(Dataset section):
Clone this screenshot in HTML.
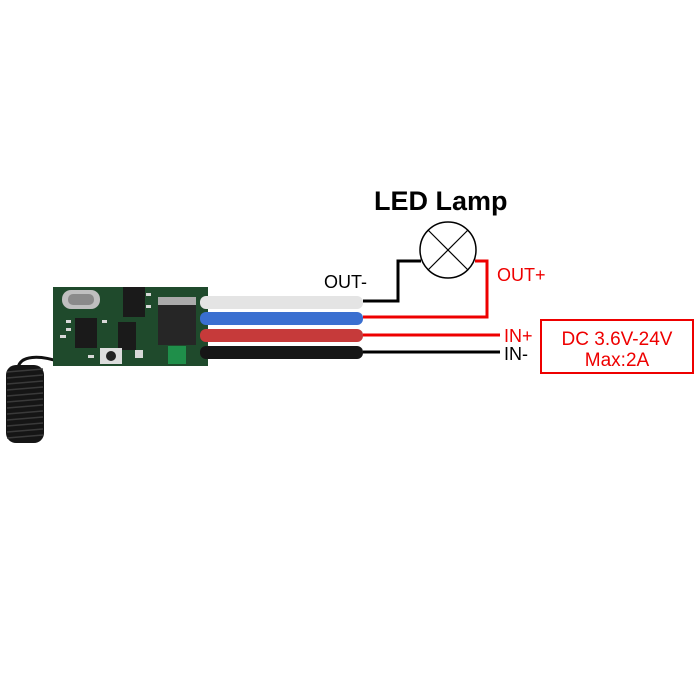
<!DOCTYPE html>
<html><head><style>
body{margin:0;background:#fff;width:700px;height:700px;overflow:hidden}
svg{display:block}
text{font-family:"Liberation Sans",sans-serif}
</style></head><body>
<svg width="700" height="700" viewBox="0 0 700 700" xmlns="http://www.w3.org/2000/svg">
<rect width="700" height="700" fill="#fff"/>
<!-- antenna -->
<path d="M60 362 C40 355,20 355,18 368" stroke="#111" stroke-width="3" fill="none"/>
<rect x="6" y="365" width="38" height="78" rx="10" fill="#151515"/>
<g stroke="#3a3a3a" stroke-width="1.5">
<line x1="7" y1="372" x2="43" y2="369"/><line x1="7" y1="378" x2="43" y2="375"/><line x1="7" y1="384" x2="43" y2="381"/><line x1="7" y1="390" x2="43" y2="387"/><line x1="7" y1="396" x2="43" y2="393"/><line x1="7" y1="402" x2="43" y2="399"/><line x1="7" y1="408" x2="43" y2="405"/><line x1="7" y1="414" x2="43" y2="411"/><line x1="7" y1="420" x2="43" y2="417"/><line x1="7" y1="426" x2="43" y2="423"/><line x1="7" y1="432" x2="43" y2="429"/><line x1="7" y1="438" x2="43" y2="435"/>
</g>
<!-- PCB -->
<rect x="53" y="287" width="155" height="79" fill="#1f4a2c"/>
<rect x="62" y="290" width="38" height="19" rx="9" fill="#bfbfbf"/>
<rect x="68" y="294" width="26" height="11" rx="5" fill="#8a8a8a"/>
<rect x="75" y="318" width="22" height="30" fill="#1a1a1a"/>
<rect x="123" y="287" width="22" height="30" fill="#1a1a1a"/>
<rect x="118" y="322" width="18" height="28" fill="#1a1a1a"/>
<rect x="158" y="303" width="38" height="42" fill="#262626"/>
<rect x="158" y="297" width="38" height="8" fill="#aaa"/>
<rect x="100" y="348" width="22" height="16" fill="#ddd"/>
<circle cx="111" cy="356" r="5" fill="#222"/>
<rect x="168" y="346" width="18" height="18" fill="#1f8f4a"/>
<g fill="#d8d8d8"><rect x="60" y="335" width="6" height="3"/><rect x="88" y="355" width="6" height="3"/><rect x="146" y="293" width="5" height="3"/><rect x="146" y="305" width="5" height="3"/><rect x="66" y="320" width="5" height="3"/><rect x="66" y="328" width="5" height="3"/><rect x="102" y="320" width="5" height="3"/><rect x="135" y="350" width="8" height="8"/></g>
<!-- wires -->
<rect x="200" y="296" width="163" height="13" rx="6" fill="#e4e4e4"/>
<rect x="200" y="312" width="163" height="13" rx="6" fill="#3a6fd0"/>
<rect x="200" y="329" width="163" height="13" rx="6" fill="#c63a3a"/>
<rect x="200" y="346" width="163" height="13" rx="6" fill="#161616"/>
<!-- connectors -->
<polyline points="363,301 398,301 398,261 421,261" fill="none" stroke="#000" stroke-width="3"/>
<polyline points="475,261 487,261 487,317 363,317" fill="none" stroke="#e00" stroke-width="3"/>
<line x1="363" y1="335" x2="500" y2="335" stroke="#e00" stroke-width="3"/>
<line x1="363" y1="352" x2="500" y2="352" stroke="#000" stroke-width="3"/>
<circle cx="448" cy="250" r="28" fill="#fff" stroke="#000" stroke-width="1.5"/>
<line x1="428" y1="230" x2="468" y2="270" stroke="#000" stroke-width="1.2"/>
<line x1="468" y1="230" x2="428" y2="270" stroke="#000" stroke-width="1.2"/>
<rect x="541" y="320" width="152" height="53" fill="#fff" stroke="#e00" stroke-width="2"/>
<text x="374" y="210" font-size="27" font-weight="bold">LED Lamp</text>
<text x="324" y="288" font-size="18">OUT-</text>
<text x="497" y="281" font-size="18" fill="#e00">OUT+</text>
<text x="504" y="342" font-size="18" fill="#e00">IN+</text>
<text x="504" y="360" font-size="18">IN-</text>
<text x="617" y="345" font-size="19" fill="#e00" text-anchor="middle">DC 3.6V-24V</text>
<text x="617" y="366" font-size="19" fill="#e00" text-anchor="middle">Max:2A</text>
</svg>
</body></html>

(The request): Reproduce the listing above exactly, excluding all pictures.

(Answer for the task):
Clone this screenshot in HTML.
<!DOCTYPE html>
<html><head><style>
body{margin:0;background:#fff;width:700px;height:700px;overflow:hidden}
svg{display:block}
text{font-family:"Liberation Sans",sans-serif}
</style></head><body>
<svg width="700" height="700" viewBox="0 0 700 700" xmlns="http://www.w3.org/2000/svg">
<rect width="700" height="700" fill="#fff"/>
<!-- antenna -->
<path d="M60 362 C40 355,20 355,18 368" stroke="#111" stroke-width="3" fill="none"/>
<rect x="6" y="365" width="38" height="78" rx="10" fill="#151515"/>
<g stroke="#3a3a3a" stroke-width="1.5">
<line x1="7" y1="372" x2="43" y2="369"/><line x1="7" y1="378" x2="43" y2="375"/><line x1="7" y1="384" x2="43" y2="381"/><line x1="7" y1="390" x2="43" y2="387"/><line x1="7" y1="396" x2="43" y2="393"/><line x1="7" y1="402" x2="43" y2="399"/><line x1="7" y1="408" x2="43" y2="405"/><line x1="7" y1="414" x2="43" y2="411"/><line x1="7" y1="420" x2="43" y2="417"/><line x1="7" y1="426" x2="43" y2="423"/><line x1="7" y1="432" x2="43" y2="429"/><line x1="7" y1="438" x2="43" y2="435"/>
</g>
<!-- PCB -->
<rect x="53" y="287" width="155" height="79" fill="#1f4a2c"/>
<rect x="62" y="290" width="38" height="19" rx="9" fill="#bfbfbf"/>
<rect x="68" y="294" width="26" height="11" rx="5" fill="#8a8a8a"/>
<rect x="75" y="318" width="22" height="30" fill="#1a1a1a"/>
<rect x="123" y="287" width="22" height="30" fill="#1a1a1a"/>
<rect x="118" y="322" width="18" height="28" fill="#1a1a1a"/>
<rect x="158" y="303" width="38" height="42" fill="#262626"/>
<rect x="158" y="297" width="38" height="8" fill="#aaa"/>
<rect x="100" y="348" width="22" height="16" fill="#ddd"/>
<circle cx="111" cy="356" r="5" fill="#222"/>
<rect x="168" y="346" width="18" height="18" fill="#1f8f4a"/>
<g fill="#d8d8d8"><rect x="60" y="335" width="6" height="3"/><rect x="88" y="355" width="6" height="3"/><rect x="146" y="293" width="5" height="3"/><rect x="146" y="305" width="5" height="3"/><rect x="66" y="320" width="5" height="3"/><rect x="66" y="328" width="5" height="3"/><rect x="102" y="320" width="5" height="3"/><rect x="135" y="350" width="8" height="8"/></g>
<!-- wires -->
<rect x="200" y="296" width="163" height="13" rx="6" fill="#e4e4e4"/>
<rect x="200" y="312" width="163" height="13" rx="6" fill="#3a6fd0"/>
<rect x="200" y="329" width="163" height="13" rx="6" fill="#c63a3a"/>
<rect x="200" y="346" width="163" height="13" rx="6" fill="#161616"/>
<!-- connectors -->
<polyline points="363,301 398,301 398,261 421,261" fill="none" stroke="#000" stroke-width="3"/>
<polyline points="475,261 487,261 487,317 363,317" fill="none" stroke="#e00" stroke-width="3"/>
<line x1="363" y1="335" x2="500" y2="335" stroke="#e00" stroke-width="3"/>
<line x1="363" y1="352" x2="500" y2="352" stroke="#000" stroke-width="3"/>
<circle cx="448" cy="250" r="28" fill="#fff" stroke="#000" stroke-width="1.5"/>
<line x1="428" y1="230" x2="468" y2="270" stroke="#000" stroke-width="1.2"/>
<line x1="468" y1="230" x2="428" y2="270" stroke="#000" stroke-width="1.2"/>
<rect x="541" y="320" width="152" height="53" fill="#fff" stroke="#e00" stroke-width="2"/>
<text x="374" y="210" font-size="27" font-weight="bold">LED Lamp</text>
<text x="324" y="288" font-size="18">OUT-</text>
<text x="497" y="281" font-size="18" fill="#e00">OUT+</text>
<text x="504" y="342" font-size="18" fill="#e00">IN+</text>
<text x="504" y="360" font-size="18">IN-</text>
<text x="617" y="345" font-size="19" fill="#e00" text-anchor="middle">DC 3.6V-24V</text>
<text x="617" y="366" font-size="19" fill="#e00" text-anchor="middle">Max:2A</text>
</svg>
</body></html>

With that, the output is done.